--- Start ---

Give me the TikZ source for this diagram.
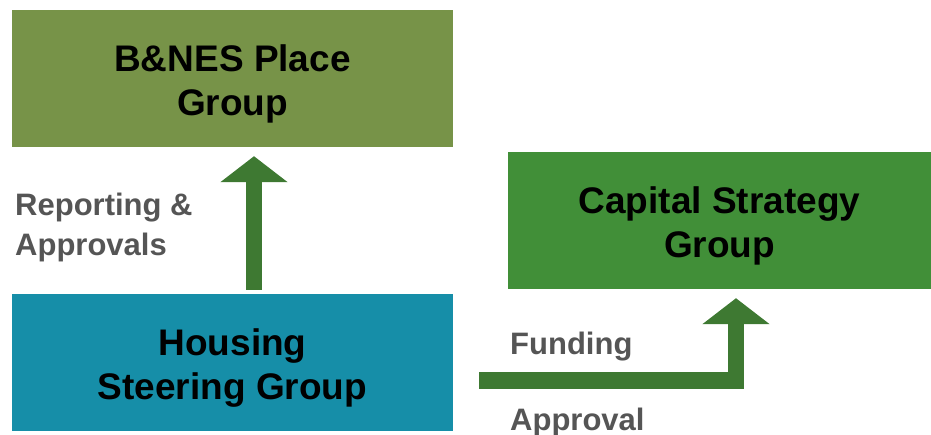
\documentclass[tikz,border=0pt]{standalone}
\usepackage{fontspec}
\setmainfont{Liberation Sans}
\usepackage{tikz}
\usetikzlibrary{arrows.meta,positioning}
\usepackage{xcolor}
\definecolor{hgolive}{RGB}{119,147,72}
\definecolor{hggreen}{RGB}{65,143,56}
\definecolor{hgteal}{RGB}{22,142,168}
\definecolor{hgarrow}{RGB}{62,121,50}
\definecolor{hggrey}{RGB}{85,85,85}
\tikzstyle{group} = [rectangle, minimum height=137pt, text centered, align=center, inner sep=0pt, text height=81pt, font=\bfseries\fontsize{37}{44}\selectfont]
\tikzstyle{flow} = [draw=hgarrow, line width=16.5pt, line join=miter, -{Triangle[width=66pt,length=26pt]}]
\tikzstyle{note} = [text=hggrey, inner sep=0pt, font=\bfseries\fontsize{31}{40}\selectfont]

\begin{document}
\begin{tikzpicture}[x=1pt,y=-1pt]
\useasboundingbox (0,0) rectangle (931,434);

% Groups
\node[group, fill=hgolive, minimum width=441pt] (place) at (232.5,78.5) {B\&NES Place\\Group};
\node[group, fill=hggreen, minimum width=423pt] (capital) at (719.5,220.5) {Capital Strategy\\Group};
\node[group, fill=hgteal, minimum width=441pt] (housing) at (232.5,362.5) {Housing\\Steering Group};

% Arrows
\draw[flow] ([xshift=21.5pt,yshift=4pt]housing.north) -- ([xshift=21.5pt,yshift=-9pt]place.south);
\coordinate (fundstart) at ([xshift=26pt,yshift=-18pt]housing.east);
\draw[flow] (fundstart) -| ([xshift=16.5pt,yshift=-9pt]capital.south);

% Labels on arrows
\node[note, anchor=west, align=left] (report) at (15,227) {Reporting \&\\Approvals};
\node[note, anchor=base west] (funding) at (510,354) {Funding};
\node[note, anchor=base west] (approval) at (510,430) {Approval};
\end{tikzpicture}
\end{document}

--- End ---

• **Request**:
Produce an exact copy of each line of data, skipping embedded images.

• **Task answer**:
Give me the TikZ source for this diagram.
\documentclass[tikz,border=0pt]{standalone}
\usepackage{fontspec}
\setmainfont{Liberation Sans}
\usepackage{tikz}
\usetikzlibrary{arrows.meta,positioning}
\usepackage{xcolor}
\definecolor{hgolive}{RGB}{119,147,72}
\definecolor{hggreen}{RGB}{65,143,56}
\definecolor{hgteal}{RGB}{22,142,168}
\definecolor{hgarrow}{RGB}{62,121,50}
\definecolor{hggrey}{RGB}{85,85,85}
\tikzstyle{group} = [rectangle, minimum height=137pt, text centered, align=center, inner sep=0pt, text height=81pt, font=\bfseries\fontsize{37}{44}\selectfont]
\tikzstyle{flow} = [draw=hgarrow, line width=16.5pt, line join=miter, -{Triangle[width=66pt,length=26pt]}]
\tikzstyle{note} = [text=hggrey, inner sep=0pt, font=\bfseries\fontsize{31}{40}\selectfont]

\begin{document}
\begin{tikzpicture}[x=1pt,y=-1pt]
\useasboundingbox (0,0) rectangle (931,434);

% Groups
\node[group, fill=hgolive, minimum width=441pt] (place) at (232.5,78.5) {B\&NES Place\\Group};
\node[group, fill=hggreen, minimum width=423pt] (capital) at (719.5,220.5) {Capital Strategy\\Group};
\node[group, fill=hgteal, minimum width=441pt] (housing) at (232.5,362.5) {Housing\\Steering Group};

% Arrows
\draw[flow] ([xshift=21.5pt,yshift=4pt]housing.north) -- ([xshift=21.5pt,yshift=-9pt]place.south);
\coordinate (fundstart) at ([xshift=26pt,yshift=-18pt]housing.east);
\draw[flow] (fundstart) -| ([xshift=16.5pt,yshift=-9pt]capital.south);

% Labels on arrows
\node[note, anchor=west, align=left] (report) at (15,227) {Reporting \&\\Approvals};
\node[note, anchor=base west] (funding) at (510,354) {Funding};
\node[note, anchor=base west] (approval) at (510,430) {Approval};
\end{tikzpicture}
\end{document}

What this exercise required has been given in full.